REPUBLIKA.CO.ID, JAKARTA -- Pengamat politik dari Lembaga Ilmu Pengetahuan Indonesia, Siti Zuhro mengatakan siapapun pihak yang melanggar peraturan harus mendapat hukuman yang setimpal, termasuk Ketua DPR, Setya Novanto sekalipun.
Pejabat publik yang mengemban peran sebagai wakil rakyat, akan senantiasa disorot. Apakah mereka sungguh-sungguh mewakili rakyat atau tidak. "Kasus perilaku negatif yang berkembang belakangan ini oleh Ketua DPR menjadi pembelajaran sangat berharga yang tidak perlu diulangi oleh para wakil rakyat lainnya," ujarnya kepada Republika.co.id, Kamis (19/11) malam.
Setiap pejabat publik ketika dilantik membacakan sumpah sesuai dengan agamanya. Pembacaan sumpah tersebut bisa diterjemahkan sebagai refleksi kontrak antara pejabat publik dengan negara (rakyat).
"Bila sumpah dan peraturan yang mengikatnya dilanggar, ia harus diberikan hukuman yang setimpal dengan perbuatannya," kata dia.
Bila apa yang disampaikan Menteri ESDM benar adanya dan didukung oleh fakta-fakta hukum yang cukup, maka sulit rasanya publik menerima realitass tersebut.
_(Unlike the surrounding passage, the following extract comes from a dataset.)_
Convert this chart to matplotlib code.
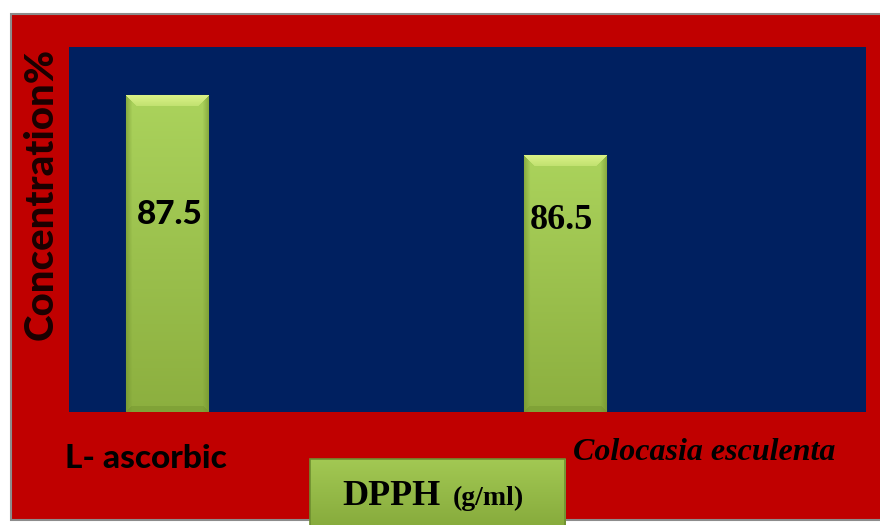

Publik mungkin tidak perlu mendesak Setnov mundur sebagai ketua DPR bila sejak awal Indonesia mengedepankan pentingnya etika atau moral dalam berpolitik dan dalam menjalankan proses demokratisasi.
Siti sudah sejak lama mengusulkan diterapkkannya dan disosialisasikannya tradisi serta budaya malu dan mundur kalau tidak bisa dan melanggar amanah.Rekruitmen pimpinan DPR harus mengikuti undang-undang dan tata tertib yang ada.
Karena itu bila Setnov terbukti bersalah dan melanggar undang-undang peraturan tidak ada alasan untuk tetap bertahan sebagai ketua DPR. Masalah pengganti perlu mengikuti mekanisme sesuai undang-u dang dan peraturan yang ada.
Mahkamah Kehormatan Dewan (MKD) adalah penajaga etika dan pengawal akuntabilitas publik DPR. Bila ada masalah dengan anggota DPR terkait isu moral, etika dan integritas, MKD harus memprosesnya. Ini penting untuk menjaga integritas dan kredibilitas intitusi wakil rakyat.